There is missing data in the IMDb dataset, mostly missing from the files name.basics.tsv.gz and title.basics.tsv.gz. This missing data causes issues when we try to impose certain foreign key constraints. These missing data issues are illustrated below. To overcome these issues we simply disable the foreign key checks lock, add the constraint and then re-enable the lock. This is done by
SET foreign_key_checks = 0;
-- Add constraints ...
SET foreign_key_checks = 1;
This is not ideal, rather it is done for simplicity. Alternatively, we could scrape the missing data from the IMDb website and combine it with the IMDb dataset. This, however, is beyond the current scope of this project.
- Aliases has titles that do not exist in Titles, i.e., there are entries in IMDb's title.akas.tsv.gz that are not present in title.basics.tsv.gz. The same issue arises when setting the foreign key for the Alias_attributes and Alias_types tables.
- Ditto for Episode_belongs_to table. Also, there appears to missing details episodes in the table. The episode data came from the datafile title.episode.tsv.gz.
- Ditto for Known_for and missing data from Titles.

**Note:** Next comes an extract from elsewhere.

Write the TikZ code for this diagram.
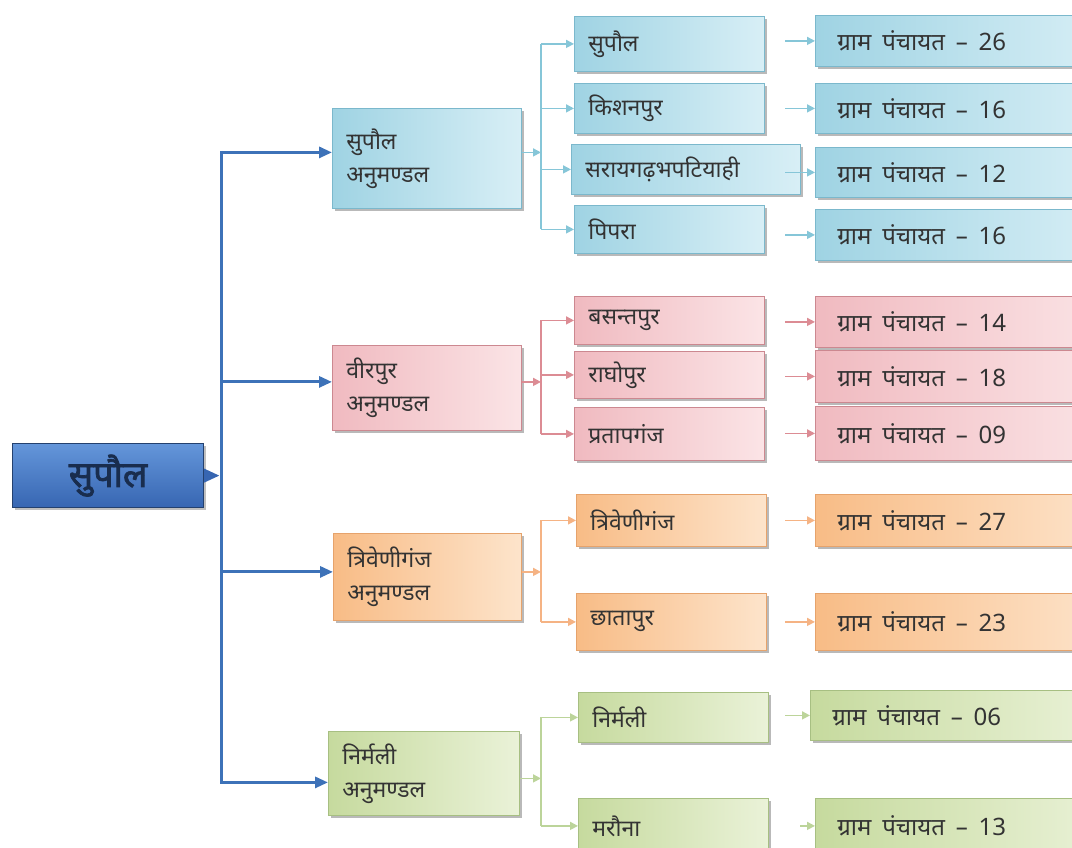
\documentclass[tikz,border=0pt]{standalone}
\usepackage{fontspec}
\newfontfamily\dev[Script=Devanagari]{Noto Sans}
\newfontfamily\devb[Script=Devanagari,FakeBold=2]{Noto Sans}
\usetikzlibrary{arrows.meta,shadows}
\definecolor{blueA}{HTML}{9FD3E3}
\definecolor{blueB}{HTML}{D8EFF6}
\definecolor{blueD}{HTML}{7BB8CC}
\definecolor{blueL}{HTML}{86C6D8}
\definecolor{pinkA}{HTML}{F0BAC0}
\definecolor{pinkB}{HTML}{FBE4E6}
\definecolor{pinkD}{HTML}{CC8890}
\definecolor{pinkL}{HTML}{DC8C94}
\definecolor{orA}{HTML}{F8BC86}
\definecolor{orB}{HTML}{FDE4CB}
\definecolor{orD}{HTML}{E6A36C}
\definecolor{orL}{HTML}{F5B384}
\definecolor{grA}{HTML}{C6DA9E}
\definecolor{grB}{HTML}{EAF2D8}
\definecolor{grD}{HTML}{A7BF82}
\definecolor{grL}{HTML}{BCD49A}
\definecolor{rootA}{HTML}{6496DA}
\definecolor{rootB}{HTML}{3766B2}
\definecolor{rootD}{HTML}{24416F}
\definecolor{trunk}{HTML}{3D72B8}
\definecolor{txt}{HTML}{333333}
\begin{document}
\begin{tikzpicture}[x=1pt,y=-1pt,
  box/.style={draw, line width=0.8pt, rectangle, inner xsep=14pt, inner ysep=2pt,
    anchor=north west, align=left, text=txt,
    font=\dev\fontsize{23}{33}\selectfont,
    drop shadow={shadow xshift=2.5pt,shadow yshift=-2.5pt,fill=black!50,opacity=0.55}},
  gbox/.style={box, inner xsep=22pt, font=\dev\fontsize{24}{28}\selectfont},
  blu/.style={draw=blueD, left color=blueA, right color=blueB},
  pnk/.style={draw=pinkD, left color=pinkA, right color=pinkB},
  org/.style={draw=orD, left color=orA, right color=orB},
  grn/.style={draw=grD, left color=grA, right color=grB},
  rootbox/.style={draw=rootD, line width=1.2pt, top color=rootA, bottom color=rootB,
    anchor=north west, text=rootD!70!black, font=\devb\fontsize{36}{40}\selectfont,
    drop shadow={shadow xshift=2.5pt,shadow yshift=-2.5pt,fill=black!50,opacity=0.5}},
  trunkline/.style={draw=trunk, line width=3pt},
  trunkarr/.style={trunkline, -{Triangle[length=13pt,width=11pt]}},
  barr/.style={line width=1.6pt, -{Triangle[length=8pt,width=8pt]}},
  bline/.style={line width=1.6pt}
]
\useasboundingbox (0,0) rectangle (1072,847);
\clip (0,0) rectangle (1072,847);

% root
\node[rootbox, minimum width=191pt, minimum height=64pt] (root) at (12,443) {सुपौल};
\fill[rootB] ([yshift=7pt]root.east) -- ([xshift=15pt]root.east) -- ([yshift=-7pt]root.east) -- cycle;

% sub-divisions
\node[box, blu, text width=161pt, minimum height=100pt] (s1) at (332,108) {सुपौल\\अनुमण्डल};
\node[box, pnk, text width=161pt, minimum height=85pt] (s2) at (332,345) {वीरपुर\\अनुमण्डल};
\node[box, org, text width=160pt, minimum height=87pt] (s3) at (333,533) {त्रिवेणीगंज\\अनुमण्डल};
\node[box, grn, text width=163pt, minimum height=84pt] (s4) at (328,731) {निर्मली\\अनुमण्डल};

% entry points on the sub-division boxes
\coordinate (e1) at ([yshift=6pt]s1.west);
\coordinate (e2) at ([yshift=6pt]s2.west);
\coordinate (e3) at ([yshift=5pt]s3.west);
\coordinate (e4) at ([yshift=-9pt]s4.west);
\coordinate (o1) at ([yshift=6pt]s1.east);
\coordinate (o2) at ([yshift=6pt]s2.east);
\coordinate (o3) at ([yshift=5pt]s3.east);
\coordinate (o4) at ([yshift=-5pt]s4.east);

% trunk
\coordinate (tk) at (221,475);
\draw[trunkline] ([yshift=1.5pt]tk |- e1) -- ([yshift=-1.5pt]tk |- e4);
\foreach \s in {e1,e2,e3,e4} \draw[trunkarr] (tk |- \s) -- (\s);

% blocks
\node[box, blu, text width=162pt, minimum height=55pt] (c11) at (574,16) {सुपौल};
\node[box, blu, text width=162pt, minimum height=50pt] (c12) at (574,83) {किशनपुर};
\node[box, blu, text width=201pt, minimum height=50pt] (c13) at (571,144) {सरायगढ़भपटियाही};
\node[box, blu, text width=162pt, minimum height=48pt] (c14) at (574,205) {पिपरा};
\node[box, pnk, text width=162pt, minimum height=48pt] (c21) at (574,296) {बसन्तपुर};
\node[box, pnk, text width=162pt, minimum height=47pt] (c22) at (574,351) {राघोपुर};
\node[box, pnk, text width=162pt, minimum height=53pt] (c23) at (574,407) {प्रतापगंज};
\node[box, org, text width=162pt, minimum height=52pt] (c31) at (576,494) {त्रिवेणीगंज};
\node[box, org, text width=162pt, minimum height=57pt] (c32) at (576,593) {छातापुर};
\node[box, grn, text width=162pt, minimum height=50pt] (c41) at (578,692) {निर्मली};
\node[box, grn, text width=162pt, minimum height=55pt] (c42) at (578,798) {मरौना};

% gram panchayat
\newcommand\gp[1]{ग्राम\hspace{0.45em}पंचायत\hspace{0.45em}–\hspace{0.45em}#1}
\node[gbox, blu, text width=250pt, minimum height=51pt] (g11) at (815,15) {\gp{26}};
\node[gbox, blu, text width=250pt, minimum height=50pt] (g12) at (815,83) {\gp{16}};
\node[gbox, blu, text width=250pt, minimum height=50pt] (g13) at (815,147) {\gp{12}};
\node[gbox, blu, text width=250pt, minimum height=51pt] (g14) at (815,209) {\gp{16}};
\node[gbox, pnk, text width=250pt, minimum height=51pt] (g21) at (815,296) {\gp{14}};
\node[gbox, pnk, text width=250pt, minimum height=52pt] (g22) at (815,350) {\gp{18}};
\node[gbox, pnk, text width=250pt, minimum height=54pt] (g23) at (815,406) {\gp{09}};
\node[gbox, org, text width=250pt, minimum height=52pt] (g31) at (815,494) {\gp{27}};
\node[gbox, org, text width=250pt, minimum height=57pt] (g32) at (815,593) {\gp{23}};
\node[gbox, grn, text width=250pt, minimum height=50pt] (g41) at (810,690) {\gp{06}};
\node[gbox, grn, text width=250pt, minimum height=55pt] (g42) at (815,798) {\gp{13}};

% branch connectors
\coordinate (br) at (541,0);
\coordinate (ax) at (785,0);
\coordinate (ax2) at (800,0);
\begin{scope}[draw=blueL, color=blueL]
  \draw[barr] (o1) -- (o1 -| br);
  \draw[bline] (c11.west -| br) -- (c14.west -| br);
  \foreach \c in {c11,c12,c13,c14} \draw[barr] (\c.west -| br) -- (\c.west);
  \foreach \g in {g11,g12,g13,g14} \draw[barr] (\g.west -| ax) -- (\g.west);
\end{scope}
\begin{scope}[draw=pinkL, color=pinkL]
  \draw[barr] (o2) -- (o2 -| br);
  \draw[bline] (c21.west -| br) -- (c23.west -| br);
  \foreach \c in {c21,c22,c23} \draw[barr] (\c.west -| br) -- (\c.west);
  \foreach \g in {g21,g22,g23} \draw[barr] (\g.west -| ax) -- (\g.west);
\end{scope}
\begin{scope}[draw=orL, color=orL]
  \draw[barr] (o3) -- (o3 -| br);
  \draw[bline] (c31.west -| br) -- (c32.west -| br);
  \foreach \c in {c31,c32} \draw[barr] (\c.west -| br) -- (\c.west);
  \foreach \g in {g31,g32} \draw[barr] (\g.west -| ax) -- (\g.west);
\end{scope}
\begin{scope}[draw=grL, color=grL]
  \draw[barr] (o4) -- (o4 -| br);
  \draw[bline] (c41.west -| br) -- (c42.west -| br);
  \foreach \c in {c41,c42} \draw[barr] (\c.west -| br) -- (\c.west);
  \draw[barr] (g41.west -| ax) -- (g41.west);
  \draw[barr] (g42.west -| ax2) -- (g42.west);
\end{scope}
\end{tikzpicture}
\end{document}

- Ditto for Principals and missing data from Titles.
- Principals has names that do not appear in Names_, i.e., there are entries in IMDb's title.principals.tsv.gz that are not present in name.basics.tsv.gz.
- Ditto for Had_role and missing data from Titles.
- Ditto for Had_role and missing data from Names_.
- Ditto for Directors and missing data from Names_.
- Ditto for Writers and missing data from Names_.